I’m not going to lie. Being bad at potty training is totally affecting my life. It makes me feel depressed, like a failure. The older she gets, the WEIRDER it is that she wears diapers, the absolute battle it takes on my psyche.
The last year of my life has definitely been really, really hard. There are a lot of reasons that I won’t bother to explain, but I have finally realized this failure is one of them. I tried to think of a reason that would be cooler and more psychologically profound than merely sucking at potty training my kid, but alas, I could not.
Here’s the truth: the fact that she is stuck in this babyish behavior has me stuck too. I feel I can’t move on to the next thing that is meant to happen in my life. I cannot control or plan or get my mommy-groove going, when she is plainly NOT doing what she can and should do.
WHY IS SHE SO FREAKING CONTROLLING AND STUBBORN?
(Is it possible that I am just ranting and venting now? Perhaps.)
I’m stuck in the baby stage and it was supposed to be over a year or more ago.
And yet . . . I do have moments of clarity and serenity, where I see the bigger picture, one that invariably involves a future where she will definitely be the one of my three children required to change MY Depends. HAH!
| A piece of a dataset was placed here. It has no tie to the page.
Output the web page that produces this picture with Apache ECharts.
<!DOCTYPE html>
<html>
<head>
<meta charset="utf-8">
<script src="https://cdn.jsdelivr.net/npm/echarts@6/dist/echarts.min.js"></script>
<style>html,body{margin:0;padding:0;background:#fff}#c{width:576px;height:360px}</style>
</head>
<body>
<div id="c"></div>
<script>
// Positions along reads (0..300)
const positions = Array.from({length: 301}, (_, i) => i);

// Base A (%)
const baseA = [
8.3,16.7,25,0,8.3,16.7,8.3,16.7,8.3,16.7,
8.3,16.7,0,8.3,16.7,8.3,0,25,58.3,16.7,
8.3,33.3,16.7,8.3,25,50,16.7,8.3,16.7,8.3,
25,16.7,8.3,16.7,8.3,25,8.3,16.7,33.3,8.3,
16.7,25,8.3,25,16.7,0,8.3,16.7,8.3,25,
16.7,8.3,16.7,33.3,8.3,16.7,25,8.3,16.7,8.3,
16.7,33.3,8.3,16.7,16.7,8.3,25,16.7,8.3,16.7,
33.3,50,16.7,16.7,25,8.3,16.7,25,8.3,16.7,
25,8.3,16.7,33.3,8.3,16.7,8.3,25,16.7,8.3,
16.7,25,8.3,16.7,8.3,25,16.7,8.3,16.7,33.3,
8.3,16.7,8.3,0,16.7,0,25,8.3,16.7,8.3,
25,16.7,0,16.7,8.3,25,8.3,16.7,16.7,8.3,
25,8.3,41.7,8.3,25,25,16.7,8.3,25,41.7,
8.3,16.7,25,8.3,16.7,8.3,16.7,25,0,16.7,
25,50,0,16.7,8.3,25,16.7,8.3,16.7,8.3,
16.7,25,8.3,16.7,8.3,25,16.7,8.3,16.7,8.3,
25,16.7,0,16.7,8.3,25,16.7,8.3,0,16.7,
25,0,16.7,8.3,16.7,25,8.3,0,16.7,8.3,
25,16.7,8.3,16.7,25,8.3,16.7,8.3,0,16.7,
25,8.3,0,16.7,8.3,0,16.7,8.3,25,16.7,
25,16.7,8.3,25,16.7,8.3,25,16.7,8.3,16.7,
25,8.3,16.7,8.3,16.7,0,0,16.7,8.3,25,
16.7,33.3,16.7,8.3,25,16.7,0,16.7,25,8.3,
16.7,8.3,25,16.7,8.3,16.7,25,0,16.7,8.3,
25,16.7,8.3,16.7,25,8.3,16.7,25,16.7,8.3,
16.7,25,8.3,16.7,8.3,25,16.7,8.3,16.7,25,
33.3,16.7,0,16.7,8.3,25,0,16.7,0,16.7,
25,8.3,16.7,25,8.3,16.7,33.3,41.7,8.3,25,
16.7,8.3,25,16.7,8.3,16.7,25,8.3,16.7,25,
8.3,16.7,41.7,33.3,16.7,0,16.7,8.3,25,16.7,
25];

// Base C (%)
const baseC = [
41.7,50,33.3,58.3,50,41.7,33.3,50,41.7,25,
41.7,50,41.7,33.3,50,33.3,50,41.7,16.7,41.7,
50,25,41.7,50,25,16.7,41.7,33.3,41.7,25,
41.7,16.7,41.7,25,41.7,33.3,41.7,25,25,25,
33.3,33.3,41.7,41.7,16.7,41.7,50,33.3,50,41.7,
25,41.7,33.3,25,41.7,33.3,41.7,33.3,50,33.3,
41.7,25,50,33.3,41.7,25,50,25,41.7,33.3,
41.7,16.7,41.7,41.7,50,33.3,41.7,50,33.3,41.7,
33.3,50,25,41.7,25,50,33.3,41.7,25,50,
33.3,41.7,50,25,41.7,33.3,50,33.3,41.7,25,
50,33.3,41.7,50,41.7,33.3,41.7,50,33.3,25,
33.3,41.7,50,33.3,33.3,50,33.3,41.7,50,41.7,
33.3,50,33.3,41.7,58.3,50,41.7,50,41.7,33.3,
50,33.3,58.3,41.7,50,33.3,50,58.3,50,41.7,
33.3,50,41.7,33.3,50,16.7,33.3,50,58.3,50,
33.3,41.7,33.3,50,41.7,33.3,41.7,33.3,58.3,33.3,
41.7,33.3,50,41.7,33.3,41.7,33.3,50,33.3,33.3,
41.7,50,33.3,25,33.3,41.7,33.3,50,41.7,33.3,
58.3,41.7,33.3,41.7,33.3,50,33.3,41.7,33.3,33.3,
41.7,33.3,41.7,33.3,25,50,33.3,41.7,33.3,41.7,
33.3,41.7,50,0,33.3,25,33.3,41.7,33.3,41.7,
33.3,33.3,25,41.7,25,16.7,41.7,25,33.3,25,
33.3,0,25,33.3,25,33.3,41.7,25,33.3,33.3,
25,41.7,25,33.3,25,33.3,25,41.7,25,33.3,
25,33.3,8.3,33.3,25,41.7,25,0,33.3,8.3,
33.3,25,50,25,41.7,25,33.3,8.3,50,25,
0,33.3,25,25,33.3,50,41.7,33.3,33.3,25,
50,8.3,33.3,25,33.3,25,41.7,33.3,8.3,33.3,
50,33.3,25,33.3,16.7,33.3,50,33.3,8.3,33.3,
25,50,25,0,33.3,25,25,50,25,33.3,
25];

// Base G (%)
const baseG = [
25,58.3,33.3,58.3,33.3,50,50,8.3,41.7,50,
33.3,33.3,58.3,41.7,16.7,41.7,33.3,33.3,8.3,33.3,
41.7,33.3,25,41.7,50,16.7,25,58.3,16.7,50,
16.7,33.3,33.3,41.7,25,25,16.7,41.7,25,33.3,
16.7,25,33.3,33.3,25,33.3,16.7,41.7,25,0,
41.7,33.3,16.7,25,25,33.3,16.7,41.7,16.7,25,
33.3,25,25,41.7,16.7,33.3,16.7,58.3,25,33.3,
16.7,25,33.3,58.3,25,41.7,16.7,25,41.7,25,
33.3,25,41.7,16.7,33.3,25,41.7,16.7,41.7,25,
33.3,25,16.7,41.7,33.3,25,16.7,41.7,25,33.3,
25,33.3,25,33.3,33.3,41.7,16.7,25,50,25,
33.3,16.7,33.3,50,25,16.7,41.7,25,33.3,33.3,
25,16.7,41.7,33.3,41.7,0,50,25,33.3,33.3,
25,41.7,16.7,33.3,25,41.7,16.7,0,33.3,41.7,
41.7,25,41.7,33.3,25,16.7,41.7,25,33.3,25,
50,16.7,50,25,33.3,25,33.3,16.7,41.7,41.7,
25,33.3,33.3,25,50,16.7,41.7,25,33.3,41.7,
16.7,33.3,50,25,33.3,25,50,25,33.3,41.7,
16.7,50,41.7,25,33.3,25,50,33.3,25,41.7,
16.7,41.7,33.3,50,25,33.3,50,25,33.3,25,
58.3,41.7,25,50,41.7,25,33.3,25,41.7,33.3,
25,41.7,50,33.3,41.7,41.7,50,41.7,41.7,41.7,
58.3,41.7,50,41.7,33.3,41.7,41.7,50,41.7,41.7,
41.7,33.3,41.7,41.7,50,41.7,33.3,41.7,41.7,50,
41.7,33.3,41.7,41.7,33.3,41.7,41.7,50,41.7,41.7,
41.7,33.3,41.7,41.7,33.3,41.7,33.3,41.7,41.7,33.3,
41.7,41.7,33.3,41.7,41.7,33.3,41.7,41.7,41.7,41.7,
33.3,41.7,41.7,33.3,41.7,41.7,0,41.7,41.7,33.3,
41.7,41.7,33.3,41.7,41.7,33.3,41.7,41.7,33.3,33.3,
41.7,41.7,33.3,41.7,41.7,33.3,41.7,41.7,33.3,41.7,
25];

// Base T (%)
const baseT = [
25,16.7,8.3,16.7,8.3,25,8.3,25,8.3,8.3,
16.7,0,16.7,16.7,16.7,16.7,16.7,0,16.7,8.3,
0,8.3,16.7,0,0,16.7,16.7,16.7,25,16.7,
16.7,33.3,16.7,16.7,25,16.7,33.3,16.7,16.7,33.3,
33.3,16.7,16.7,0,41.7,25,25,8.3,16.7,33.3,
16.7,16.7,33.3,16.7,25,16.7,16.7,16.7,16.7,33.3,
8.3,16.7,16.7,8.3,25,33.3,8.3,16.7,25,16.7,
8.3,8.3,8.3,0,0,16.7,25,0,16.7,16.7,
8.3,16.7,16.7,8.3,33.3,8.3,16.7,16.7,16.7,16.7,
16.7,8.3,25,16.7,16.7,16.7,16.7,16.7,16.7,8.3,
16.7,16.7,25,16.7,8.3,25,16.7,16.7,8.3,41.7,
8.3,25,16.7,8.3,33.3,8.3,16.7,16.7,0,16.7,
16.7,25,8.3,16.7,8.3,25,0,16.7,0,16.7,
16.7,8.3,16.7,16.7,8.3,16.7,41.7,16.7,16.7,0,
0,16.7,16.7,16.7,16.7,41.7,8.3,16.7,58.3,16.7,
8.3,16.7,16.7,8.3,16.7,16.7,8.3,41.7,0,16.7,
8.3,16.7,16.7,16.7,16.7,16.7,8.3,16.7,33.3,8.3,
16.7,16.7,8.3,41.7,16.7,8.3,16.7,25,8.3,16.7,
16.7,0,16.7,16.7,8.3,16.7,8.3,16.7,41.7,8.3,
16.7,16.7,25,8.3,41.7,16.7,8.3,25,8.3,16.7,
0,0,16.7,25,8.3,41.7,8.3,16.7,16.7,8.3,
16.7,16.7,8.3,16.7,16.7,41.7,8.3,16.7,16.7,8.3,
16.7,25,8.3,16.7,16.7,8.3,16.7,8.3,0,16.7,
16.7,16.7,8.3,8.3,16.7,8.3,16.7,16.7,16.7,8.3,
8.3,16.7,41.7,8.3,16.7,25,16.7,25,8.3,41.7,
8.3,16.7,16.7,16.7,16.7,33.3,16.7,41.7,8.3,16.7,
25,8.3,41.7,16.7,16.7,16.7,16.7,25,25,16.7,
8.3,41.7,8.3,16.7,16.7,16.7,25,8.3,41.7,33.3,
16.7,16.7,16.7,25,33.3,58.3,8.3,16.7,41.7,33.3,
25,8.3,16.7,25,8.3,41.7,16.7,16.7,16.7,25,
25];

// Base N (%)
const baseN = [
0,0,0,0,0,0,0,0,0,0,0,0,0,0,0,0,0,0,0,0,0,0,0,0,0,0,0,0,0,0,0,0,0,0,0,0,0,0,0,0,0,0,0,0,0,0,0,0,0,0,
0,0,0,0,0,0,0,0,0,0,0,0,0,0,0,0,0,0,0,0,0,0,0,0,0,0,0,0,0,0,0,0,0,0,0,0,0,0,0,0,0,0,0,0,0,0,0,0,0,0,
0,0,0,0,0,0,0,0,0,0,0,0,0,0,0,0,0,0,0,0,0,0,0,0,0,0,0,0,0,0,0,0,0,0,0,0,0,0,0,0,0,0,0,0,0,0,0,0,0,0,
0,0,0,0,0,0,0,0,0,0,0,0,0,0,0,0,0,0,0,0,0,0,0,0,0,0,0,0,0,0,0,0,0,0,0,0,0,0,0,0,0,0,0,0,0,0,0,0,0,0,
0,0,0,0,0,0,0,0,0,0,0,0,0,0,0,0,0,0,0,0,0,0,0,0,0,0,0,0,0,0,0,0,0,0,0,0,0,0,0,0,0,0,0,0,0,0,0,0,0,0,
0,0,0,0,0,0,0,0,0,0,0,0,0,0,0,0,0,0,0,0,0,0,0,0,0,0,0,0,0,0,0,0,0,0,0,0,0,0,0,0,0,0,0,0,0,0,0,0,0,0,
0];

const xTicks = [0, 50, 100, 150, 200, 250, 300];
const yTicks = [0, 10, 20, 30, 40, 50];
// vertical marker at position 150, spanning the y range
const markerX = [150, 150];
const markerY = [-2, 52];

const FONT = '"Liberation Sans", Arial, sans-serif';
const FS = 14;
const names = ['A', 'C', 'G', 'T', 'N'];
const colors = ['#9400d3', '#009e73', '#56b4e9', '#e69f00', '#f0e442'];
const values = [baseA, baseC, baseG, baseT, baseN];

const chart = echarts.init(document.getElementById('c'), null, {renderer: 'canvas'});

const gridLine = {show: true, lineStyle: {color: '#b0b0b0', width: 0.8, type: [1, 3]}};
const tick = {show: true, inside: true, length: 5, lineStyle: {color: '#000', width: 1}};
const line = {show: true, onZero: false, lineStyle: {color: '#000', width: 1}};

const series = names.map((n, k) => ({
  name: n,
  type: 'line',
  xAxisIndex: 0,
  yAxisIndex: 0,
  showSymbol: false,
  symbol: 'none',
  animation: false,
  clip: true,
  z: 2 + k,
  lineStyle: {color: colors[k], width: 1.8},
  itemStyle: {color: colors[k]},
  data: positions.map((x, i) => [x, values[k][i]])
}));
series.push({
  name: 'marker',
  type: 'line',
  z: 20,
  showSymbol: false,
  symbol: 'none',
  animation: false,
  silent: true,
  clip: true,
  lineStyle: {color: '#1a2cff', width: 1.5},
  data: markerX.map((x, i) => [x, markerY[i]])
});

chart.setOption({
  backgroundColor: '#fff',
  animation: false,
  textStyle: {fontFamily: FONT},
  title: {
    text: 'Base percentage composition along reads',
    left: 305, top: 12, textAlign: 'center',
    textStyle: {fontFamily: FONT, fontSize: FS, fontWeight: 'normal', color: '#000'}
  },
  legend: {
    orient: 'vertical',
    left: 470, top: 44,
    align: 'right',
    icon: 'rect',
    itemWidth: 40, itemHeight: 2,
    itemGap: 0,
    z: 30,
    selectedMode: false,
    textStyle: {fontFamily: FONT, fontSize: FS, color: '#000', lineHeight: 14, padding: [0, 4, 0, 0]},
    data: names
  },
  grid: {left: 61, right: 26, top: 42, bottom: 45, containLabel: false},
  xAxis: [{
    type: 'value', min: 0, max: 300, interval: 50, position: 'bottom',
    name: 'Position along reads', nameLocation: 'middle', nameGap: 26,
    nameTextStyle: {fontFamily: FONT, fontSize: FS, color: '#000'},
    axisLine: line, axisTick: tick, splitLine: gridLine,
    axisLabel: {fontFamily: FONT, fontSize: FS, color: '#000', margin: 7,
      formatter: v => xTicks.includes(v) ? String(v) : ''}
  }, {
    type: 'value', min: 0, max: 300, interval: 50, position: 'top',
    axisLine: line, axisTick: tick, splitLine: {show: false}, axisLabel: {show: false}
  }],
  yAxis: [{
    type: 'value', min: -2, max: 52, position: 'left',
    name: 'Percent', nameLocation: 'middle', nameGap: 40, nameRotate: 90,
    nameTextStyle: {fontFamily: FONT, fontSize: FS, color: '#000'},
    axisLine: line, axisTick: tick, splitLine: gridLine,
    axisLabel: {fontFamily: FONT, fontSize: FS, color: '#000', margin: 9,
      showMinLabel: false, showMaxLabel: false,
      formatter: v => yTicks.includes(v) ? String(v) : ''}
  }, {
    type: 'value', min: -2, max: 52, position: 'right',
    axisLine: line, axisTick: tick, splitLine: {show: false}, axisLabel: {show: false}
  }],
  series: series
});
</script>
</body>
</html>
Oh wait. That wasn’t the clarity moment. That was the bitter dream of revenge moment.
Ahem. What I meant to say was . . . . I do have these SPIRITUAL moments of clarity when God speaks to me, a woman who has known HIM her entire life. He reminds me of a passage in 1 Corinthians 3 where the Apostle Paul talks about having to give the people of the church “spiritual milk” because they weren’t ready for food. I feel like maybe God is asking me the opposite.
Do you insist on spiritual milk when you should be ready for food?
Are there areas of immaturity in your life that you cling to because of your controlling stubborn nature?
Are there things about your behaviors that are inconsistent with who I’ve made you to be?
Are you using your strong will to wallow in actions that are just, well . . . crappy?
I wish I could think of some way to bring this post back around to hilarity and amusement, but let’s just face it. Potty training is the pits. Struggling with it is no laughing matter. Talking about this failure seriously brings me to tears a lot of days when I have to recall the total wrong-ness of a 4.5 year old in diapers.
But even though she shows no chink in her resolve to be the first diaper wearing Queen of the Universe, I want to see an end to my own willful, selfish, stubborn behaviors. I don’t want to be the spiritual equivalent of a four and a half year old in diapers.
Matthew 5:48 “In a word, what I’m saying is, Grow up. You’re kingdom subjects. Now live like it. Live out your God-created identity. Live generously and graciously toward others, the way God lives toward you.”